By the time the book nears its conclusion, Goldman is frothing at the mouth at how Hair is an utter failure primarily, as he explains in exquisite detail for three pages, because it actually and relentlessly forces him to endure, at face level, actor's penises. Goldman doesn't want or need to see those! But it's fairly clear that he has other targets as well. He's not particularly fond of women—he has little to say of noted theatrical females except that a few of them "really need to lose some weight." He loathes intellectuals, and goes out of his way to present some pretentious twaddle that he passes off as dialogue from a lauded play with snob appeal, invites his readers to sneer at it, and then reveals that he wrote it himself—as if to prove that any ol' regular Joe could be a playwright. And most of all he dislikes critics, giving them a vicious savaging (especially if they work at Newsweek, which in 1970 was apparently flush with internationally famous homosexuals) that seems less the work of Goldman the dispassionate journalist, and more an act of Goldman, novelist and screenwriter with a few grudges against critics under his belt.
When Goldman takes the time to examine what makes a play work or not work, he makes a compelling case—as he does in the outstanding chapter on the musical Golden Rainbow, in which he dissects all the ways a musical involving Steve Lawrence and Eydie Gorme went terribly wrong. When he squanders his opportunities, it's disappointing. In a chapter ostensibly about the classic play, Loot, he notes in the space of a single sentence that Loot opened and on Broadway and that it was authored by Joe Orton, then proceeds to write a couple of dozen unrelated pages about corruption in the box office in which Loot is never again mentioned. When he's supposed to be writing about Edward Albee, he instead carps for an entire chapter about the depravities of internationally famous homosexuals. As interesting the topic and as readable the prose, I found The Season too full of slaps to retain appeal.
Perhaps at the time of the book's publication it might've been argued that Goldman was fairly progressive in his stance. He does, after all, refer to gays as a "persecuted minority group." But then he'll turn around and administer a backhanded rebuke, like making the grandiloquent generalization, "If homosexuals have an enemy, it is age."
No, Mr. Goldman. If homosexuals have an enemy, it's guys like you and your buddy who wanted Auschwitz to finish the job.
Time and Time Again
by Ben Elton
3 of 5 stars
Aside from some subtle comedic flourishes, there's precious little in Ben Elton's time-travel extravaganza, Time and Time Again, to betray the author's substantial fame as a humorist of both stage and many a screenplay. What Elton has produced, however, is a fast-moving science fiction adventure that, while competently told, isn't really much more.
Most time-travel tales fall flat for me in the initial set-up; it takes a delicate balance of explication and believable motivation.

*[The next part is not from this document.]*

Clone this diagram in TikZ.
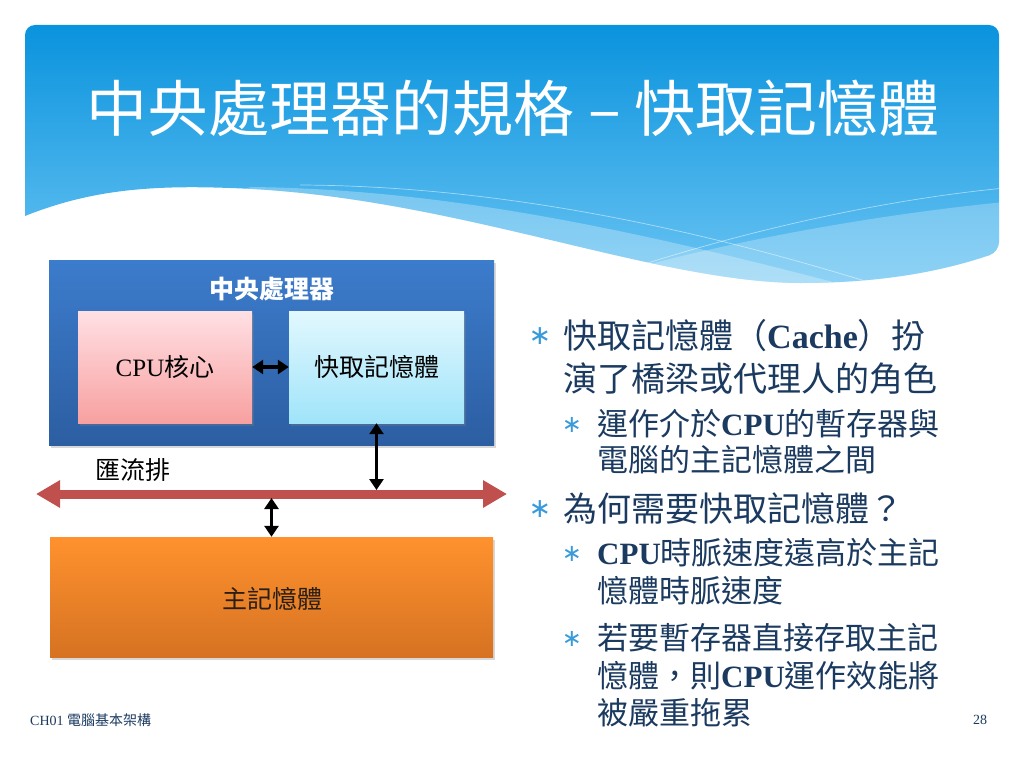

In Stephen King's 11/22/63, for example, I never really bought into the reasons why an ordinary Joe would travel back to the Kennedy era merely on the say-so of a stranger in a restaurant. King managed, however, to wrangle a touching ending from a weak foundation. Elton, on the other hand, grapples with the opposite problem: though his book provides a rock-solid reason and basis for its hero to take the leap from 2024 to 1914 in order to prevent World War I, he fails to make much of anything that happens afterward. Along the way to his vague and unsatisfactory conclusion, Elton does manage to bring up one or two interesting alternate-history mind-distortions, but it's not really enough.
It's a shame when a book has a ripping first and second act, but fizzles completely in the third. Although it's eminently skippable, for curiosity seekers or for fans of the most lightweight of alternate history sagas, Time and Time Again is at least a quick and easy read.

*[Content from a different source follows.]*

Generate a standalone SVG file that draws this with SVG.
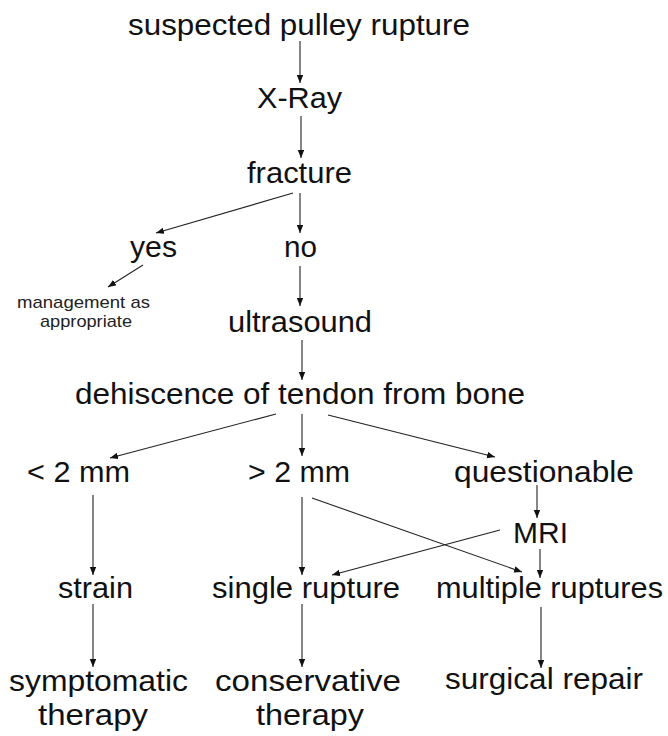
<svg xmlns="http://www.w3.org/2000/svg" width="668" height="736" viewBox="0 0 668 736">
<defs>
<style>
text{font-family:"Liberation Sans",Arial,sans-serif;font-size:29px;fill:#111;}
text.small{font-size:17px;fill:#222;}
.c line{stroke:#222;stroke-width:1.1;fill:none;marker-end:url(#ah);}
</style>
<marker id="ah" markerUnits="userSpaceOnUse" markerWidth="9" markerHeight="7" refX="8" refY="3.25" orient="auto">
<path d="M0,0 L8,3.25 L0,6.5 z" fill="#111"/>
</marker>
</defs>
<rect width="668" height="736" fill="#fff"/>
<g id="n-suspected"><text x="128" y="35" textLength="342" lengthAdjust="spacingAndGlyphs">suspected pulley rupture</text></g>
<g id="n-xray"><text x="257" y="108" textLength="85" lengthAdjust="spacingAndGlyphs">X-Ray</text></g>
<g id="n-fracture"><text x="247" y="183" textLength="105" lengthAdjust="spacingAndGlyphs">fracture</text></g>
<g id="n-yes"><text x="130" y="257" textLength="47" lengthAdjust="spacingAndGlyphs">yes</text></g>
<g id="n-no"><text x="284" y="257" textLength="33" lengthAdjust="spacingAndGlyphs">no</text></g>
<g id="n-management"><text class="small" x="17" y="308" textLength="133" lengthAdjust="spacingAndGlyphs">management as</text><text class="small" x="40" y="327" textLength="92" lengthAdjust="spacingAndGlyphs">appropriate</text></g>
<g id="n-ultrasound"><text x="228" y="332" textLength="144" lengthAdjust="spacingAndGlyphs">ultrasound</text></g>
<g id="n-dehiscence"><text x="75" y="404" textLength="450" lengthAdjust="spacingAndGlyphs">dehiscence of tendon from bone</text></g>
<g id="n-lt2"><text x="27" y="482" textLength="103" lengthAdjust="spacingAndGlyphs">&lt; 2 mm</text></g>
<g id="n-gt2"><text x="248" y="482" textLength="102" lengthAdjust="spacingAndGlyphs">&gt; 2 mm</text></g>
<g id="n-questionable"><text x="454" y="482" textLength="180" lengthAdjust="spacingAndGlyphs">questionable</text></g>
<g id="n-mri"><text x="513" y="543" textLength="55" lengthAdjust="spacingAndGlyphs">MRI</text></g>
<g id="n-strain"><text x="58" y="598" textLength="75" lengthAdjust="spacingAndGlyphs">strain</text></g>
<g id="n-single"><text x="212" y="598" textLength="188" lengthAdjust="spacingAndGlyphs">single rupture</text></g>
<g id="n-multiple"><text x="436" y="598" textLength="227" lengthAdjust="spacingAndGlyphs">multiple ruptures</text></g>
<g id="n-symptomatic"><text x="9" y="691" textLength="179" lengthAdjust="spacingAndGlyphs">symptomatic</text><text x="38" y="725" textLength="110" lengthAdjust="spacingAndGlyphs">therapy</text></g>
<g id="n-conservative"><text x="215" y="691" textLength="186" lengthAdjust="spacingAndGlyphs">conservative</text><text x="256" y="725" textLength="108" lengthAdjust="spacingAndGlyphs">therapy</text></g>
<g id="n-surgical"><text x="445" y="689" textLength="198" lengthAdjust="spacingAndGlyphs">surgical repair</text></g>
<g id="connectors" class="c">
<line x1="300" y1="41" x2="300" y2="83"/>
<line x1="301" y1="116" x2="301" y2="158"/>
<line x1="293" y1="193" x2="156" y2="233"/>
<line x1="300" y1="193" x2="300" y2="233"/>
<line x1="143" y1="265" x2="108" y2="287"/>
<line x1="300" y1="266" x2="300" y2="306"/>
<line x1="302" y1="340" x2="302" y2="380"/>
<line x1="276" y1="414" x2="110" y2="458"/>
<line x1="302" y1="414" x2="302" y2="456"/>
<line x1="328" y1="415" x2="495" y2="457"/>
<line x1="93" y1="495" x2="93" y2="575"/>
<line x1="302" y1="497" x2="302" y2="575"/>
<line x1="312" y1="498" x2="522" y2="572"/>
<line x1="537" y1="485" x2="537" y2="518"/>
<line x1="500" y1="530" x2="332" y2="575"/>
<line x1="540" y1="549" x2="540" y2="578"/>
<line x1="93" y1="604" x2="93" y2="667"/>
<line x1="302" y1="604" x2="302" y2="667"/>
<line x1="541" y1="607" x2="541" y2="668"/>
</g>
</svg>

The Sweetness at the Bottom of the Pie
by Alan Bradley
5 of 5 stars
The juvenile heroine of Alan Bradley's not-at-all juvenile mystery series reads like a hybrid of the naively charming Cassandra Mortmain of I Capture the Castle and of the poison-obsessed Merricat Blackwood of We Have Always Lived in the Castle. And that's just fine with me.
The Weed That Strings the Hangman's Bag
by Alan Bradley
3 of 5 stars
Eleven-year-old Flavia de Luce, expert both in the chemical analysis of poisons and the art of detection, is as sharp and charming as ever in her second outing as amateur sleuth.

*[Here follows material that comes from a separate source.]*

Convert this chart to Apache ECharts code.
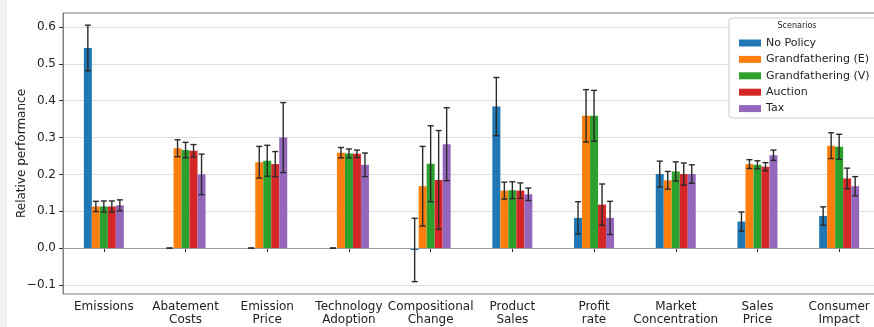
<!DOCTYPE html>
<html>
<head>
<meta charset="utf-8">
<script src="https://cdn.jsdelivr.net/npm/echarts@6/dist/echarts.min.js"></script>
<style>html,body{margin:0;padding:0;background:#fff}#c{width:874px;height:327px}</style>
</head>
<body>
<div id="c"></div>
<script>
const categories = ['Emissions','Abatement\nCosts','Emission\nPrice','Technology\nAdoption','Compositional\nChange','Product\nSales','Profit\nrate','Market\nConcentration','Sales\nPrice','Consumer\nImpact'];
const seriesNames = ['No Policy','Grandfathering (E)','Grandfathering (V)','Auction','Tax'];
const colors = ['#1f77b4','#ff7f0e','#2ca02c','#d62728','#9467bd'];
const yTicks = [-0.1,0,0.1,0.2,0.3,0.4,0.5,0.6];

const noPolicy      = [0.543, 0, 0, 0, -0.005, 0.384, 0.082, 0.201, 0.072, 0.087];
const noPolicyErr   = [0.062, 0, 0, 0, 0.086, 0.079, 0.044, 0.035, 0.026, 0.025];
const gfE           = [0.113, 0.271, 0.233, 0.259, 0.168, 0.156, 0.359, 0.184, 0.228, 0.278];
const gfEErr        = [0.014, 0.023, 0.043, 0.014, 0.108, 0.023, 0.071, 0.024, 0.012, 0.035];
const gfV           = [0.113, 0.266, 0.237, 0.257, 0.229, 0.157, 0.359, 0.208, 0.226, 0.275];
const gfVErr        = [0.015, 0.021, 0.042, 0.012, 0.103, 0.023, 0.069, 0.026, 0.011, 0.034];
const auction       = [0.113, 0.264, 0.228, 0.256, 0.185, 0.156, 0.118, 0.201, 0.221, 0.189];
const auctionErr    = [0.015, 0.017, 0.034, 0.010, 0.134, 0.021, 0.056, 0.030, 0.011, 0.028];
const tax           = [0.116, 0.200, 0.300, 0.226, 0.282, 0.146, 0.082, 0.201, 0.252, 0.168];
const taxErr        = [0.015, 0.055, 0.095, 0.032, 0.099, 0.017, 0.045, 0.025, 0.014, 0.026];

const values = [noPolicy, gfE, gfV, auction, tax];
const errors = [noPolicyErr, gfEErr, gfVErr, auctionErr, taxErr];

const BAR_W = 8;
const fmt = v => (Math.abs(v) < 1e-9 ? '0.0' : v.toFixed(1).replace('-', '\u2212'));

const series = [];
values.forEach((vals, i) => {
  series.push({
    name: seriesNames[i], type: 'bar', data: vals, barWidth: BAR_W, barGap: '0%',
    itemStyle: { color: colors[i] }, z: 2,
    markLine: i === 0 ? { silent: true, symbol: 'none', label: { show: false },
      lineStyle: { color: '#9a9a9a', width: 1, type: 'solid' }, data: [{ yAxis: 0 }] } : undefined
  });
});
values.forEach((vals, i) => {
  const off = (i - 2) * BAR_W;
  series.push({
    name: seriesNames[i] + ' err', type: 'custom', z: 5,
    data: vals.map((v, k) => [k, v - errors[i][k], v + errors[i][k]]),
    encode: { x: 0, y: [1, 2] },
    renderItem: (params, api) => {
      const k = api.value(0);
      const x = api.coord([k, 0])[0] + off;
      const lo = api.coord([k, api.value(1)])[1];
      const hi = api.coord([k, api.value(2)])[1];
      const st = { stroke: '#2a2a2a', lineWidth: 1.4 };
      return { type: 'group', children: [
        { type: 'line', shape: { x1: x, y1: lo, x2: x, y2: hi }, style: st },
        { type: 'line', shape: { x1: x - 3, y1: lo, x2: x + 3, y2: lo }, style: st },
        { type: 'line', shape: { x1: x - 3, y1: hi, x2: x + 3, y2: hi }, style: st }
      ]};
    }
  });
});

const chart = echarts.init(document.getElementById('c'), null, { renderer: 'canvas' });
chart.setOption({
  animation: false,
  textStyle: { fontFamily: 'DejaVu Sans' },
  grid: { left: 63, top: 13, right: -6, bottom: 33, outerBoundsMode: 'none', show: true, borderColor: '#808080', borderWidth: 1, backgroundColor: 'transparent' },
  legend: {
    orient: 'vertical', left: 734, top: 32, itemWidth: 22, itemHeight: 7, itemGap: 4.4,
    icon: 'rect', data: seriesNames, z: 10,
    textStyle: { fontFamily: 'DejaVu Sans', fontSize: 11, color: '#222', lineHeight: 12 }
  },
  graphic: [
    { type: 'rect', left: 0, top: 0, shape: { width: 7, height: 327 }, style: { fill: '#f2f2f2' }, z: 0 },
    { type: 'rect', shape: { x: 729, y: 18, width: 150, height: 100, r: 3 }, style: { fill: '#ffffff', stroke: '#cccccc', lineWidth: 1 }, z: 8 },
    { type: 'text', x: 797, y: 26, style: { text: 'Scenarios', fontFamily: 'DejaVu Sans', fontSize: 8, fill: '#222', align: 'center', verticalAlign: 'middle' }, z: 11 }
  ],
  xAxis: {
    type: 'category', data: categories, boundaryGap: true,
    axisLine: { show: true, lineStyle: { color: '#808080' } },
    axisTick: { show: true, alignWithLabel: true, length: 4, lineStyle: { color: '#333' } },
    axisLabel: { fontFamily: 'DejaVu Sans', fontSize: 12, color: '#222', lineHeight: 13, margin: 6, interval: 0 },
    splitLine: { show: false }
  },
  yAxis: {
    type: 'value', min: -0.1245, max: 0.638,
    name: 'Relative performance', nameLocation: 'middle', nameGap: 35, nameMoveOverlap: false,
    nameTextStyle: { fontFamily: 'DejaVu Sans', fontSize: 12, color: '#222' },
    axisLine: { show: true, lineStyle: { color: '#808080' } },
    axisTick: { show: true, length: 4, lineStyle: { color: '#333' }, customValues: yTicks },
    axisLabel: { fontFamily: 'DejaVu Sans', fontSize: 12, color: '#222', margin: 7, customValues: yTicks, formatter: fmt },
    splitLine: { show: true, lineStyle: { color: '#dedede', width: 1.2 } }
  },
  series: series
});
</script>
</body>
</html>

The book suffers, however, from a problem in pacing; the murder itself doesn't take place until near the midway point, leaving Flavia for much of the volume a fairly passive observer to the fairly dull antics of the adults around her. The real charm to the first book in the series was watching the girl detective's mind at work as she puzzled, connived, and charmed her way to the solution. Having the good stuff all confined to the rushed chapters in the book's second half is a bit like having to eat a heck of a lot of undesirable veg in order to have a few bites of pudding.
A Darker Shade of Magic
by V.E. Schwab
4 of 5 stars
A Darker Shade of Magic is a rip-roaring fantasy adventure set in a series of parallel-universe Londons—apocalypse-torn Black London, magic-hungry White London, magic-rich Red London, and the magicless Gray London.
As compelling and relentless as the writing is here, however, and as richly-described the various Londons, I'm more than a little baffled at how little a sense of period and time Schwab lends to the book. The year is supposed to be 1819, and even Gray London—the equivalent of our world—seems barely to be of that decade, much less of the nineteenth century. Little inconsistencies abound; even given the flexibility afforded a totally different parallel universe, I seriously doubt any monarch of any world's 1819 London would utter as banal a sentence as "Everything going to be okay."
Nitpicking aside, the novel's a swift-moving and vividly-imagined gem.
Vicious
by V.E. Schwab, Victoria Schwab
4 of 5 stars
V. E. Schwab's take on college students granted superpowers after a lab hypothesis gone terribly wrong is chock-full of unlikable and deeply unsympathetic characters. That's perfectly fine, given that the novel is one of the most tense, most fun-to-read page-turners I've had in my hands for years. Intensely blinkered as her super-villains are, and as impure their every motive, Vicious progresses at such a pace that it's nearly impossible to put down.